The Heroic Couplet.-The most striking way in which English poetry reflected the spirit of the new era, was in its substitution of a single form for the lawless variety of the age which had gone before. This form, called the heroic couplet, consisted of two pentameter lines connected by rhyme. It had been used in earlier periods, for example by Chaucer; but in his hands the couplet had not been necessarily a unit, the thought having often been drawn out into the succeeding pair of verses, with no pause at the rhyming word.

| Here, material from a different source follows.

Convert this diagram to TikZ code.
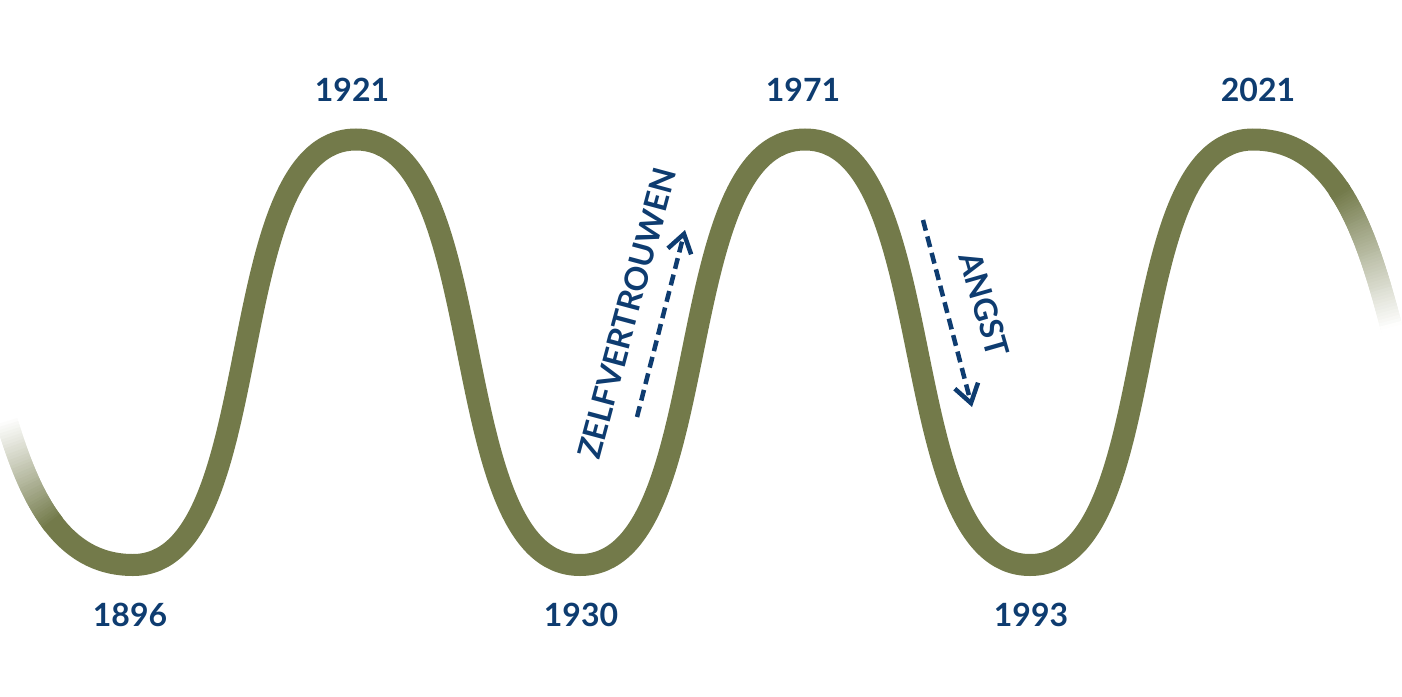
\documentclass[tikz,border=0pt]{standalone}
\usepackage{fontspec}
\setmainfont{Lato}
\usetikzlibrary{arrows.meta}
\definecolor{wave}{RGB}{115,122,74}
\definecolor{navy}{RGB}{14,60,112}
\tikzset{
  declare function={bez(\t,\a,\b,\c,\d)=(1-\t)^3*\a+3*(1-\t)^2*\t*\b+3*(1-\t)*\t^2*\c+\t^3*\d;},
  wavestroke/.style={line width=22pt, line cap=butt},
  year/.style={text=navy, font=\fontsize{32}{32}\selectfont\bfseries, anchor=base, inner sep=0pt},
  slanttext/.style={text=navy, font=\fontsize{32}{32}\selectfont\bfseries, inner sep=0pt},
  trend/.style={navy, line width=4.5pt, dash pattern=on 11pt off 6pt, -{Straight Barb[length=18pt,width=24pt]}}
}
\begin{document}
\begin{tikzpicture}[x=1pt,y=-1pt]
\useasboundingbox (0,0) rectangle (1402,696);
% solid part of the wave
\draw[wave, wavestroke] (51,520.8) .. controls (71,548.0) and (97,565) .. (133,565)
  .. controls (271.6,565) and (217.4,139.5) .. (356,139.5)
  .. controls (494.6,139.5) and (441.4,565) .. (580,565)
  .. controls (718.6,565) and (666.4,139.5) .. (805,139.5)
  .. controls (943.6,139.5) and (891.4,565) .. (1030,565)
  .. controls (1168.6,565) and (1114.4,139.5) .. (1253,139.5)
  .. controls (1292.6,139.5) and (1320.1,160.1) .. (1340.8,192.2);
% faded left end
\foreach \i in {0,...,40}{
  \pgfmathsetmacro\ta{0.60+\i*0.005}
  \pgfmathsetmacro\tb{\ta+0.01}
  \pgfmathsetmacro\xa{bez(\ta,-157,23,-47,133)}
  \pgfmathsetmacro\ya{bez(\ta,139.5,139.5,565,565)}
  \pgfmathsetmacro\xb{bez(\tb,-157,23,-47,133)}
  \pgfmathsetmacro\yb{bez(\tb,139.5,139.5,565,565)}
  \pgfmathtruncatemacro\p{min(100,max(0,(\ta-0.605)/0.195*100))}
  \draw[wave!\p!white, wavestroke] (\xa,\ya) -- (\xb,\yb);
}
% faded right end
\foreach \i in {0,...,50}{
  \pgfmathsetmacro\ta{0.21+\i*0.005}
  \pgfmathsetmacro\tb{\ta+0.01}
  \pgfmathsetmacro\xa{bez(\ta,1253,1433,1363,1543)}
  \pgfmathsetmacro\ya{bez(\ta,139.5,139.5,565,565)}
  \pgfmathsetmacro\xb{bez(\tb,1253,1433,1363,1543)}
  \pgfmathsetmacro\yb{bez(\tb,139.5,139.5,565,565)}
  \pgfmathtruncatemacro\p{min(100,max(0,100-(\ta-0.22)/0.24*100))}
  \draw[wave!\p!white, wavestroke] (\xa,\ya) -- (\xb,\yb);
}
% years
\node[year] (y1921) at (352,101.7) {1921};
\node[year] (y1971) at (803,101.7) {1971};
\node[year] (y2021) at (1258,101.7) {2021};
\node[year] (y1896) at (130,626.7) {1896};
\node[year] (y1930) at (581,626.7) {1930};
\node[year] (y1993) at (1031,626.7) {1993};
% trend labels
\node[slanttext, rotate=75] (zelf) at (627,313.5) {ZELFVERTROUWEN};
\node[slanttext, rotate=-74] (angst) at (984.5,304.5) {ANGST};
% trend arrows
\coordinate (zs) at (637,417);
\coordinate (ze) at (685,230);
\coordinate (as) at (923,220);
\coordinate (ae) at (972,407);
\draw[trend] (zs) -- (ze);
\draw[trend] (as) -- (ae);
\end{tikzpicture}
\end{document}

The literary ideals of the Restoration may be illustrated by the comparison of a few lines from the prologue to the Canterbury Tales,

"A knight ther was, and that a worthy man,
That fro the tyme that he first bigan
To ryden out, he loved chivalrye,

Trouthe and honour, fredom, and curteisy,

with these from the chief poet of the Restoration, John Dryden:

"A milk-white hind, immortal and unchanged,
Fed on the lawns, and in the forest rang'd;

Without unspotted, innocent within,

She fear'd no danger for she knew no sin."

In the first, it is clear, the couplet exerts little control over the thought, which runs on into the second pair of verses; in the second the thought is limited and regulated by the acceptance of a precise and narrow form; and this limitation and regulation were the chief qualities of Restoration poetry.

II. JOHN DRYDEN (1631-1700)

Dryden's Early Life.-Dryden was born in 1631 at Aldwinkle, in Northamptonshire, his parents being of the upper middle class, and of Puritan sympathies. He was sent to Westminster School, and thence, in 1650, to Trinity College, Cambridge, where he remained seven years. During this time his father died, leaving him a small property. His first important verse was an elegy on the death of Cromwell, written in 1658. Two years later, however, Dryden, with the mass of Englishmen, had become an ardent royalist; and he welcomed the return of Charles, in a poem in couplets called "Astræa Redux" ("The Return of the Goddess of Justice"). In 1663 he married Lady Elizabeth Howard, a woman of higher rank than his own. It may have been the desirability of increasing his income that, just before this marriage, drove Dryden to write his first comedy, The Wild Gallant. It certainly was his accumulating financial necessities that kept him writing for the stage constantly down to 1681. During this period his only poem of importance was "Annus Mirabilis" (1667), ("The Wonderful Year"), a chronicle of events of the preceding year, which had been distinguished by several victories at sea over the Dutch, and by the great London fire.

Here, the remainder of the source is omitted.